SEO Wars II: Attack of the Clones - Website Content Scraping And Duplicate Content

In SEO circles it is commonly believed that content is king. This is largely true. Relevant content attracts search engines, and well-written content maintains healthy site traffic. But the Dark Side seeps into every aspect of SEO, seeking to unsettle the balance.

Black Hat SEO, ever searching for an easy way to optimise their sites, turn to a technique called content scraping. There are two conventional methods of content scraping:

  • Automated content scraping
  • Manual content scraping

Automated Website Scraping

This technique involves downloading an automated script from the Internet, and then uploading this script to your site. I won’t tell you where to find any of these bots or what they are called. Temptation leads to the dark side.

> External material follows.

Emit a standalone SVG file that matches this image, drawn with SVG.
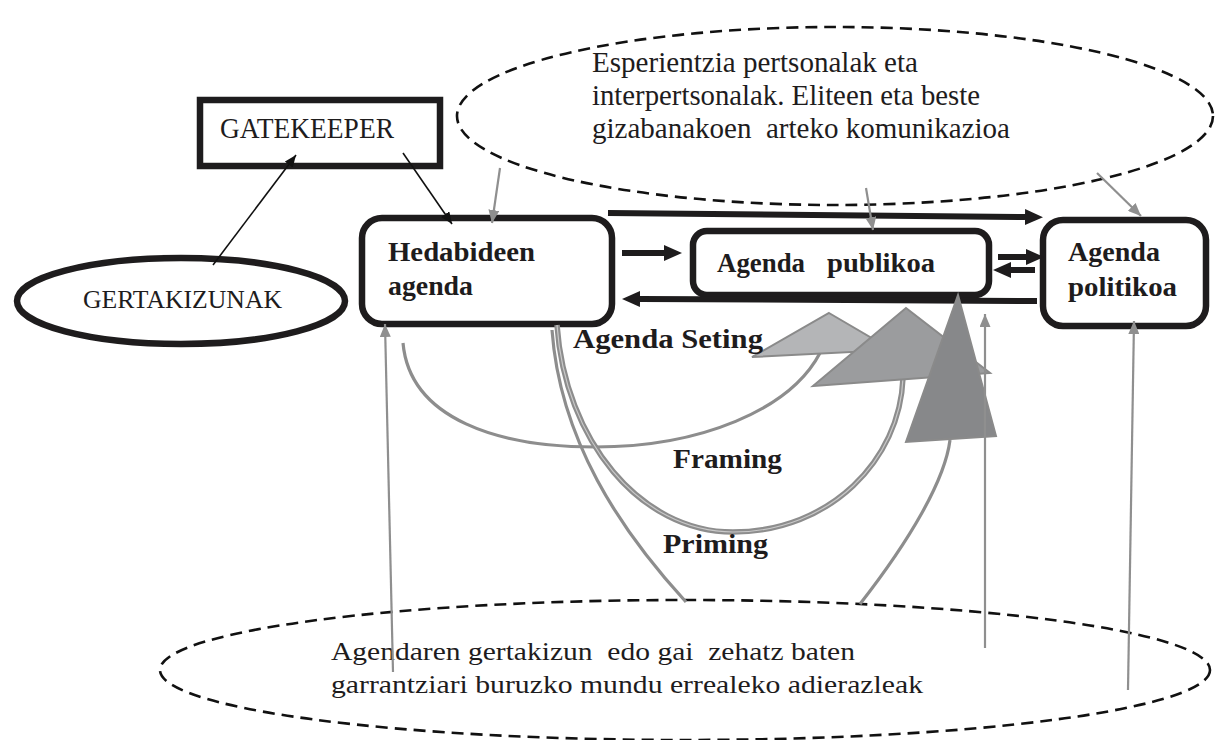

These bots are similar to the search engines web crawlers, in that they crawl the web, looking for sites relating to the key words you’ve selected for them. When they find sites sporting the relevant keywords, in the right quantities, they literally steal the content from the site.

Using the ‘scraped’ content, these bots then randomly generate content for your site. The problem with this is that the generated content is obviously machine generated. The flow of writing is almost non-existent. The subject of one chapter will be almost unrelated to that of the next. Points will be hard to follow, the structure will be erratic.

On top of the terrible reproduction of stolen content, automated website scraping scripts are easy for search engines, like Google, to detect and their use is punished swiftly.

Manual Content Scraping

Plagiarism is illegal, and make no mistake, that’s exactly what this is.

The second Black Hat means of acquiring content without actually writing it is more laborious than using automated scripts, but sightly safer.

Black Hatters will actually go ‘content mining’, where they visit some of their favourite sites on a particular subject, copy-and-paste articles, or sections of articles, change a couple of words, and then re post the content on their own site.

The Dark Side Never Prospers Balance of the SEO Force

Clones will never be as effective as their original counterparts. The process is somehow, cannibalistic, incestuous. Each copy will be of less quality than the original. Content scraping is an unethical abuse of the freedom offered by the Internet, and the search engines do not condone it.

The algorithms of Google, for example, are so far evolved that the search engine can pick up such intricacies as spelling, grammar and sentence structure. In light of this,* don’t you think duplicate content can be detected?*

Duplicate content will not generally get its website banned, otherwise News sites featuring syndicated articles would all have been dropped from Google’s lists years ago. However your site will not see any ranking benefits from featuring duplicated content.

Google ranks the site with the original content according to the value of the content, all other sites receive no credit for possessing the copied content.

Cloning may give you quantity, but it truly is quality and individuality that counts in SEO.